The redeployment of the defences from Prince Sultan Air Base outside Riyadh came as Gulf Arab countries nervously watched the chaotic withdrawal of US troops from Afghanistan, including their last-minute evacuations from Kabul’s besieged international airport.
While tens of thousands of American forces remain across the Arabian Peninsula as a counterweight to Iran, Gulf Arab nations worry about the US’s future plans as its military perceives a growing threat in Asia that requires those missile defences.
Tensions remain high as negotiations appear stalled in Vienna over Iran’s collapsed nuclear deal with world powers, raising the danger of future confrontations in the region.

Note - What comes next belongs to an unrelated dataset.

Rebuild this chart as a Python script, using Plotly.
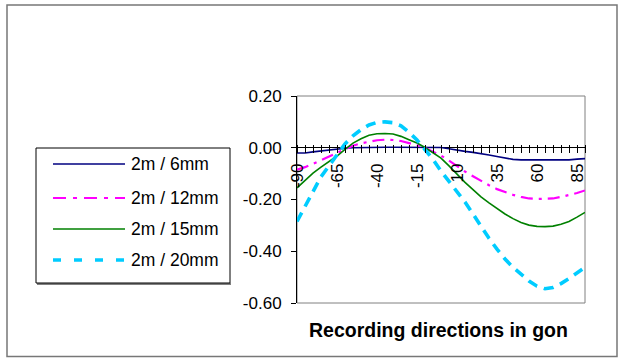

“Perceptions matter whether or not they’re rooted in a cold, cold reality. And the perception is very clear that the US is not as committed to the Gulf as it used to be in the views of many people in decision-making authority in the region,” said Kristian Ulrichsen, a research fellow at the James A Baker III Institute for Public Policy at Rice University.
“From the Saudi point of view, they now see Obama, Trump and Biden – three successive presidents – taking decisions that signify to some extent an abandonment.”